A key difference is that spinning the full satellite with the arm extended and measuring the center of rotation measures the mass of the samples collected regardless of the thrusters/reaction wheels.
Measuring the trajectory of the reentry vehicle gives a parameter that can be used to estimate the sample mass assuming nominal thrust values, but you can't distinguish between an underperforming or overperforming rocket engine and heavier or lighter samples. This ambiguity doesn't really matter for the purposes of burn correction - you need to get to the correct reentry trajectory no matter what caused the deviation - but your sample mass estimate may be off.
I don't think there's a whole lot of utility in knowing the sample mass, as long as you've got enough (and they've definitely got enough!), it would just help satiate the curiosity of the scientists and engineers who otherwise have to wait a few more years to see their results.
That makes me wonder: how is it possible to even determine what the correction should be?

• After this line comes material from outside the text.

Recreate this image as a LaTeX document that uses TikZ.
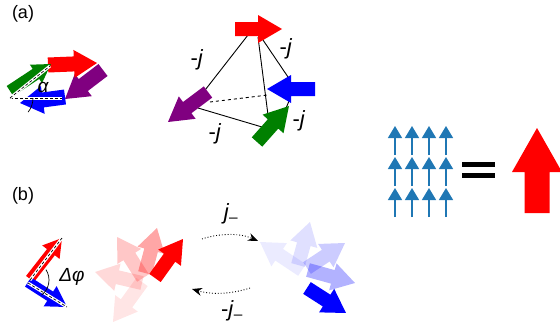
\documentclass[tikz,border=0pt]{standalone}
\usepackage{fontspec}
\setmainfont{Liberation Sans}
\usetikzlibrary{arrows.meta}
\definecolor{mplblue}{RGB}{31,119,180}
\definecolor{dgreen}{RGB}{0,128,0}
\definecolor{purp}{RGB}{128,0,128}
\def\fasw{7}\def\fahw{14}\def\fahl{23}
\newcommand\farrow[5][]{%
 \pgfmathsetmacro\faang{atan2((#3)-(#5),(#4)-(#2))}%
 \pgfmathsetmacro\falen{veclen((#4)-(#2),(#5)-(#3))}%
 \pgfmathsetmacro\fabase{\falen-\fahl}%
 \fill[#1,shift={(#2,#3)},rotate=\faang] (0,-\fasw) -- (\fabase,-\fasw) -- (\fabase,-\fahw) -- (\falen,0) -- (\fabase,\fahw) -- (\fabase,\fasw) -- (0,\fasw) -- cycle;}
\tikzset{
  lbl/.style={font=\fontsize{18}{20}\selectfont, inner sep=0pt},
  glbl/.style={font=\fontsize{19}{21}\selectfont, inner sep=0pt},
  jlbl/.style={font=\fontsize{22}{24}\selectfont, inner sep=0pt},
  edge/.style={black, line width=0.9pt},
  guide/.style={white, line width=3pt},
  guidedash/.style={black, line width=0.7pt, dash pattern=on 3pt off 2pt},
  spin/.style={mplblue, line width=1.5pt, -{Triangle[width=14pt,length=12pt]}},
  hop/.style={black, line width=0.9pt, dotted, -{Stealth[length=10pt,width=8pt]}},
}
\begin{document}
\begin{tikzpicture}[x=1pt,y=-1pt]
\useasboundingbox (0,0) rectangle (560,332);
% labels
\node[lbl] (la) at (23,14) {(a)};
\node[lbl] (lb) at (23,196) {(b)};

% ---------- (a) left ----------
\def\fasw{7.5}\def\fahw{14}\def\fahl{23}
\farrow[purp]{103}{70}{65}{99}
\farrow[blue]{65}{97}{20}{103}
\farrow[red]{48}{65}{97}{63}
\def\fasw{6}\def\fahw{11}\def\fahl{18}
\farrow[dgreen]{10}{91}{51}{64}
\coordinate (ao) at (10,98);
\coordinate (ah) at (62,98);
\coordinate (ad) at (50,66);
\draw[guide] (ao) -- (ah);
\draw[guidedash] (ao) -- (ah);
\draw[guide] (ao) -- (ad);
\draw[guidedash] (ao) -- (ad);
\draw[black, line width=0.7pt] (ao) ++(0:23) arc[start angle=0, end angle=38, radius=23];
\node[glbl] (alpha) at (43,87) {\itshape α};

% ---------- (a) tetrahedron ----------
\coordinate (t1) at (248,35); \coordinate (p1) at (202,94);
\coordinate (t2) at (258,37); \coordinate (g1) at (268,115);
\coordinate (t3) at (263,40); \coordinate (b1) at (288,77);
\coordinate (p2) at (198,108); \coordinate (g2) at (262,127);
\coordinate (p3) at (210,102); \coordinate (b2) at (268,95);
\coordinate (b3) at (289,101); \coordinate (g3) at (284,113);
\draw[edge] (t1) -- (p1);
\draw[edge] (t2) -- (g1);
\draw[edge] (t3) -- (b1);
\draw[edge] (p2) -- (g2);
\draw[edge, dashed] (p3) -- (b2);
\draw[edge] (b3) -- (g3);
\def\fasw{7}\def\fahw{14}\def\fahl{24}
\farrow[red]{235}{29}{282}{29}
\farrow[purp]{208}{92}{168}{122}
\farrow[blue]{315}{89}{267}{89}
\farrow[dgreen]{257}{142}{289}{106}
\node[jlbl] (j1) at (197,60) {-\textit{j}};
\node[jlbl] (j2) at (286,49) {-\textit{j}};
\node[jlbl] (j3) at (299,121) {-\textit{j}};
\node[jlbl] (j4) at (215,134) {-\textit{j}};

% ---------- spin lattice ----------
\foreach \cx in {395,412,429,446}{
  \foreach \ty/\tt in {155/126,186/157,217/188}{
    \draw[spin] (\cx,\ty) -- (\cx,\tt);
  }
}
\fill[black] (462,162) rectangle (495,167);
\fill[black] (462,173) rectangle (495,178);
\def\fasw{12.5}\def\fahw{25}\def\fahl{44}
\farrow[red]{537}{213}{537}{128}

% ---------- (b) left ----------
\def\fasw{5}\def\fahw{11}\def\fahl{18}
\farrow[red]{30}{279}{62}{238}
\def\fasw{5.5}\def\fahw{12}\def\fahl{20}
\farrow[blue]{28}{282}{67}{307}
\coordinate (bo1) at (30,280); \coordinate (bt1) at (62,238);
\coordinate (bo2) at (28,283); \coordinate (bt2) at (67,307);
\draw[guide] (bo1) -- (bt1); \draw[guidedash] (bo1) -- (bt1);
\draw[guide] (bo2) -- (bt2); \draw[guidedash] (bo2) -- (bt2);
\draw[black, line width=0.7pt] (bo1) ++(52:19) arc[start angle=52, end angle=-33, radius=19];
\node[glbl] (dphi) at (72,277) {\itshape Δφ};

% ---------- (b) red precession ----------
\def\fasw{7}\def\fahw{14}\def\fahl{23}
\farrow[red, fill opacity=0.1]{142}{282}{113}{322}
\farrow[red, fill opacity=0.15]{142}{283}{95}{272}
\farrow[red, fill opacity=0.22]{143}{278}{117}{237}
\farrow[red, fill opacity=0.35]{145}{273}{157}{228}
\farrow[red]{155}{278}{183}{239}

% ---------- (b) blue precession ----------
\farrow[blue, fill opacity=0.08]{302}{270}{260}{242}
\farrow[blue, fill opacity=0.12]{298}{265}{310}{222}
\farrow[blue, fill opacity=0.2]{307}{268}{345}{243}
\farrow[blue, fill opacity=0.3]{308}{270}{355}{283}
\farrow[blue]{307}{288}{346}{313}

% ---------- hopping ----------
\coordinate (h1s) at (202,239); \coordinate (h1e) at (258,241);
\coordinate (h2s) at (250,288); \coordinate (h2e) at (192,289);
\draw[hop] (h1s) .. controls (220,233) and (240,233) .. (h1e);
\draw[hop] (h2s) .. controls (232,294) and (212,295) .. (h2e);
\node[jlbl] (jm1) at (231,214) {\textit{j}\textsubscript{–}};
\node[jlbl] (jm2) at (232,311) {-\textit{j}\textsubscript{–}};
\end{tikzpicture}
\end{document}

Space is vast, how do they determine the position of a microscopic vessel precisely enough to know how much to burn?
Multiple correction burns along the way. For equivalent burns, the later along the trajectory the burn, the smaller its net effect on final position. So it's a series of increasingly better approximations.
Try it in ksp. It's quite illuminating to plan your burns and see their effect graphically and build an intuition for celestial mechanics and astrogation.
The primary instrument is probably a star tracker. It's possible to position yourself within the galaxy to a very high degree of accuracy by looking at changes in relative position of stars and planets which have a known "position" (really orbits).